WHAT YOU ARE ASKED TO DO = Only the lines from the start of the data to the line containing "(608,1235) -- (608,1754);", both included, should be output, exactly and without pictures.

════════

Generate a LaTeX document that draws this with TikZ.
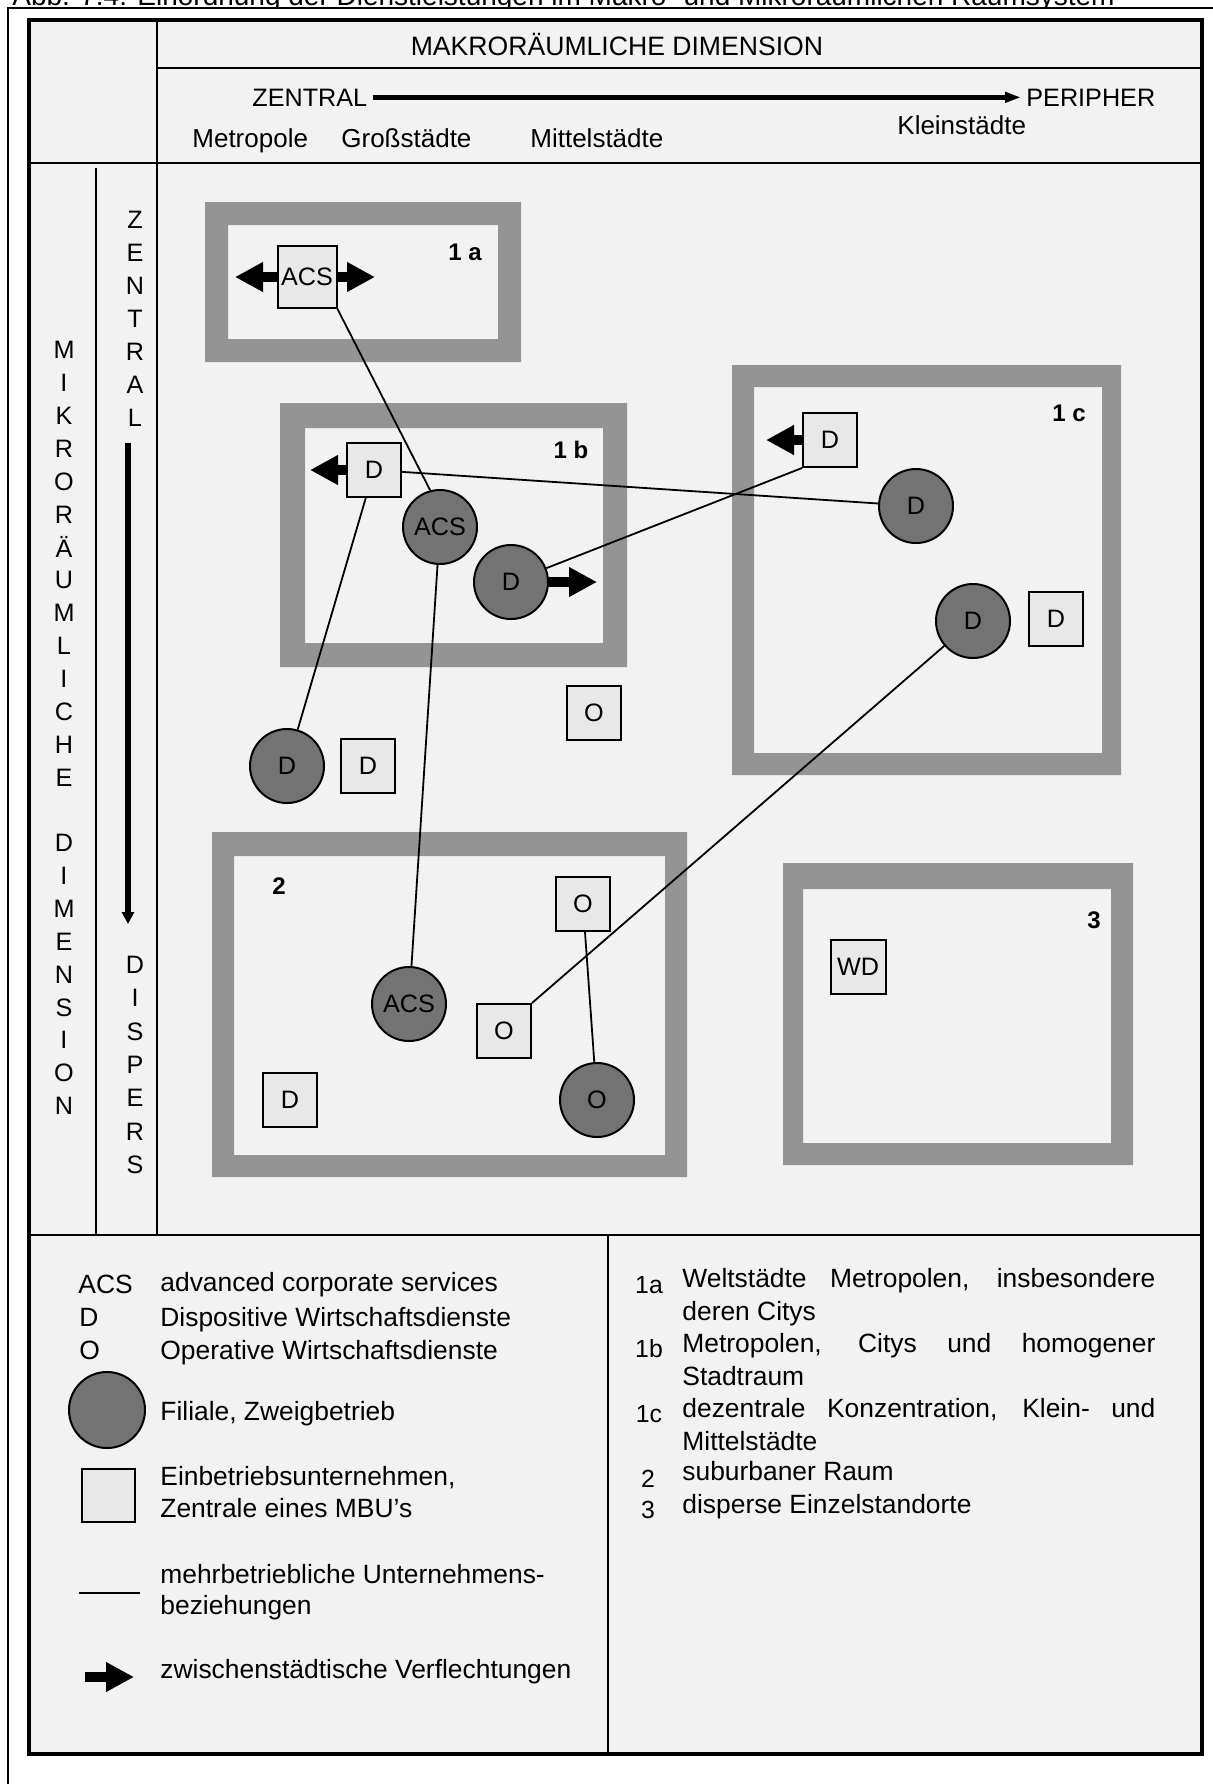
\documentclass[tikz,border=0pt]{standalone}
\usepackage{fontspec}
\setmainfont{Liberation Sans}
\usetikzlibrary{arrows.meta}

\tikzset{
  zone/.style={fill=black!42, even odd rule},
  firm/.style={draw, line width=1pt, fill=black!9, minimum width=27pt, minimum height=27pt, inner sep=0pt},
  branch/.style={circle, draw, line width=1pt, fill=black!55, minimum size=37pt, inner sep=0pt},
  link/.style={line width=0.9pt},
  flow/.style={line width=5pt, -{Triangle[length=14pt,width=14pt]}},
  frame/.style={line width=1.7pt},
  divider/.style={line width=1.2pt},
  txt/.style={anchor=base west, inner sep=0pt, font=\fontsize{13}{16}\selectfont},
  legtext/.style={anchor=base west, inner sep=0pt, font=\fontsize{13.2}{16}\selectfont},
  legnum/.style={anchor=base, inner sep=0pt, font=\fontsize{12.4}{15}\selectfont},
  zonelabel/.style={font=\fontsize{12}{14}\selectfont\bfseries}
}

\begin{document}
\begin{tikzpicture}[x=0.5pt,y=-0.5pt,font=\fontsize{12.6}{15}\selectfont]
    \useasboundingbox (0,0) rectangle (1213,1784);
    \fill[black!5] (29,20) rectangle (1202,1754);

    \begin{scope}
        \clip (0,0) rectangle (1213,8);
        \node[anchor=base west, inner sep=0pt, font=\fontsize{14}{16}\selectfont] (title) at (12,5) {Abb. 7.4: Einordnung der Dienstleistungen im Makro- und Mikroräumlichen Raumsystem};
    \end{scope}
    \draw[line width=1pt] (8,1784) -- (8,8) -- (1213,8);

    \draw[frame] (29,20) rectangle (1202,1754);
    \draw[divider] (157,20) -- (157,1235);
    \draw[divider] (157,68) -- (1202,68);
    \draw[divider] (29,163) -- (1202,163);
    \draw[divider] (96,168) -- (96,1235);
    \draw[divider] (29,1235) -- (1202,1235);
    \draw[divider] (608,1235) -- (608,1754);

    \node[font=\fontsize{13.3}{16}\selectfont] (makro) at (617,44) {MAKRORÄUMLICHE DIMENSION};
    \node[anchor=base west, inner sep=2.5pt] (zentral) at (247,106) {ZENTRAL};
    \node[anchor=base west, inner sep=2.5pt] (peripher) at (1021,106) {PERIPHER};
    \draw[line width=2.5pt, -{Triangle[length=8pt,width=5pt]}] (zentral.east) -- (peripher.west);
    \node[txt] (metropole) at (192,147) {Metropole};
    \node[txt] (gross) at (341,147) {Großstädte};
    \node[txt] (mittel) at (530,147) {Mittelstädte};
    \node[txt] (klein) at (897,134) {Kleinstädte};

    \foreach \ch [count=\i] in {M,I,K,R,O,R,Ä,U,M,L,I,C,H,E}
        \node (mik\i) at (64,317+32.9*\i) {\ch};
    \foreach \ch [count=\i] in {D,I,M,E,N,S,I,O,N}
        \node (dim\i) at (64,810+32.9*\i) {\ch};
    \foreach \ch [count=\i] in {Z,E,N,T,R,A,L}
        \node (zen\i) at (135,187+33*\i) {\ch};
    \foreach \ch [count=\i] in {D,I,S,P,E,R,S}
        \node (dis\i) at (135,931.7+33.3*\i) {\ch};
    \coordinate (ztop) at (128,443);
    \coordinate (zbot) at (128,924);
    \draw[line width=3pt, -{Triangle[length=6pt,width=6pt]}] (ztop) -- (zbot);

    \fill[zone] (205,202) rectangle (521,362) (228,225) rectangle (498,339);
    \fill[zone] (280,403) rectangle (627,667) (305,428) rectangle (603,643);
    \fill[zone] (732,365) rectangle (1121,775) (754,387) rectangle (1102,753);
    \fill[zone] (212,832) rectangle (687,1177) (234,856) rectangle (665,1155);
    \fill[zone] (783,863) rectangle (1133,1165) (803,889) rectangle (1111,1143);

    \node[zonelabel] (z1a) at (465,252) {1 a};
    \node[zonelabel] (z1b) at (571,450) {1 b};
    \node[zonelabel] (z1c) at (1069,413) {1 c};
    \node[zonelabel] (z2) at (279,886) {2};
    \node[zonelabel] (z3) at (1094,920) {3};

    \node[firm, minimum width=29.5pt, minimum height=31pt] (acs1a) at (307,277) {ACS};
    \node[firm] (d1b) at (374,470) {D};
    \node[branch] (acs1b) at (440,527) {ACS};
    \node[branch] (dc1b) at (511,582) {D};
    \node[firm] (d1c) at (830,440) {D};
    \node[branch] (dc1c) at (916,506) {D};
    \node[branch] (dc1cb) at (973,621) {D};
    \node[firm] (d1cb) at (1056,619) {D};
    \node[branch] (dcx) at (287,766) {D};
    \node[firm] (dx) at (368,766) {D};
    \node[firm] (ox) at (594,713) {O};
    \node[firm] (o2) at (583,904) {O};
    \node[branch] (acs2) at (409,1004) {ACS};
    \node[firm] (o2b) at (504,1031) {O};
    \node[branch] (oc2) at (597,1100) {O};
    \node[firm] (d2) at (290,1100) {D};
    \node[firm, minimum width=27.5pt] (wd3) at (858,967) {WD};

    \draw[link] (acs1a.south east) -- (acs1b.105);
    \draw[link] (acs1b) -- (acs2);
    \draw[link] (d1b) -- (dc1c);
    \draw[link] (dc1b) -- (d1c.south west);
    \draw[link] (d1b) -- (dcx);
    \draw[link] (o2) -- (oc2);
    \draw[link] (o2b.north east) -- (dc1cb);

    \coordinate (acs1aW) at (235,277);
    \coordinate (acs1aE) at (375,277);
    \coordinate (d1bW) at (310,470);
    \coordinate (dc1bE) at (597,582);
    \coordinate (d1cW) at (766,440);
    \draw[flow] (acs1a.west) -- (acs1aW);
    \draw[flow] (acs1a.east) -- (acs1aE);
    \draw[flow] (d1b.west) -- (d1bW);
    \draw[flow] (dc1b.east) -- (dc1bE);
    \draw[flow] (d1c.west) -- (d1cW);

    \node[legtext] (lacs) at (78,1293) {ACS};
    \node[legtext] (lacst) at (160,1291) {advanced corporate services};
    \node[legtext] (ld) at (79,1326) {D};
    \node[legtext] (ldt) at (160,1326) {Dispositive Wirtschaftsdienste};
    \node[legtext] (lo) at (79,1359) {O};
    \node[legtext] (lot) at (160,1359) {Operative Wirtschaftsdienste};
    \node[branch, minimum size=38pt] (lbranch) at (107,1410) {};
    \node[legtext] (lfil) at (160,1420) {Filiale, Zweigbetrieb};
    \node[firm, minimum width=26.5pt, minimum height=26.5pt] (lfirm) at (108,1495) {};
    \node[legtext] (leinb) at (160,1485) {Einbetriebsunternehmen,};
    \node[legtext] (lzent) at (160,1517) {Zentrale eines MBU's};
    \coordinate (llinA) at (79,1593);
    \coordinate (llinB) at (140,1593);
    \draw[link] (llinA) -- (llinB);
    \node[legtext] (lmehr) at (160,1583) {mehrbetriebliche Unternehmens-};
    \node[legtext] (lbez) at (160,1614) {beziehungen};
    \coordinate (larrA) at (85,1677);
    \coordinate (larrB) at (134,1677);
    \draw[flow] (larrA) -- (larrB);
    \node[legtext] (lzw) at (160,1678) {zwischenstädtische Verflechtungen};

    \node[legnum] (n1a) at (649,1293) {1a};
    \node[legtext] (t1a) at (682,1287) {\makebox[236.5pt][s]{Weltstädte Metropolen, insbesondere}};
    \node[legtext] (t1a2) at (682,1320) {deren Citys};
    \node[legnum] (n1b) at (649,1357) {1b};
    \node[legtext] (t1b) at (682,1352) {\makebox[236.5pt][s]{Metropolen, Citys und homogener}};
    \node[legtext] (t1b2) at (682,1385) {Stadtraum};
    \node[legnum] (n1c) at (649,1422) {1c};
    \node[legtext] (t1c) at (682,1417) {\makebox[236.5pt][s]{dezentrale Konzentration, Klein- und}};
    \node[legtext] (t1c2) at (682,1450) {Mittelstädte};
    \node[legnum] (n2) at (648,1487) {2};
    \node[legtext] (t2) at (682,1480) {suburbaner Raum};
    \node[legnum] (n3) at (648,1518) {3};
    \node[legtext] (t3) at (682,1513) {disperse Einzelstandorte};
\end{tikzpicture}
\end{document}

════════

FINAL RESULT =
Generate a LaTeX document that draws this with TikZ.
\documentclass[tikz,border=0pt]{standalone}
\usepackage{fontspec}
\setmainfont{Liberation Sans}
\usetikzlibrary{arrows.meta}

\tikzset{
  zone/.style={fill=black!42, even odd rule},
  firm/.style={draw, line width=1pt, fill=black!9, minimum width=27pt, minimum height=27pt, inner sep=0pt},
  branch/.style={circle, draw, line width=1pt, fill=black!55, minimum size=37pt, inner sep=0pt},
  link/.style={line width=0.9pt},
  flow/.style={line width=5pt, -{Triangle[length=14pt,width=14pt]}},
  frame/.style={line width=1.7pt},
  divider/.style={line width=1.2pt},
  txt/.style={anchor=base west, inner sep=0pt, font=\fontsize{13}{16}\selectfont},
  legtext/.style={anchor=base west, inner sep=0pt, font=\fontsize{13.2}{16}\selectfont},
  legnum/.style={anchor=base, inner sep=0pt, font=\fontsize{12.4}{15}\selectfont},
  zonelabel/.style={font=\fontsize{12}{14}\selectfont\bfseries}
}

\begin{document}
\begin{tikzpicture}[x=0.5pt,y=-0.5pt,font=\fontsize{12.6}{15}\selectfont]
    \useasboundingbox (0,0) rectangle (1213,1784);
    \fill[black!5] (29,20) rectangle (1202,1754);

    \begin{scope}
        \clip (0,0) rectangle (1213,8);
        \node[anchor=base west, inner sep=0pt, font=\fontsize{14}{16}\selectfont] (title) at (12,5) {Abb. 7.4: Einordnung der Dienstleistungen im Makro- und Mikroräumlichen Raumsystem};
    \end{scope}
    \draw[line width=1pt] (8,1784) -- (8,8) -- (1213,8);

    \draw[frame] (29,20) rectangle (1202,1754);
    \draw[divider] (157,20) -- (157,1235);
    \draw[divider] (157,68) -- (1202,68);
    \draw[divider] (29,163) -- (1202,163);
    \draw[divider] (96,168) -- (96,1235);
    \draw[divider] (29,1235) -- (1202,1235);
    \draw[divider] (608,1235) -- (608,1754);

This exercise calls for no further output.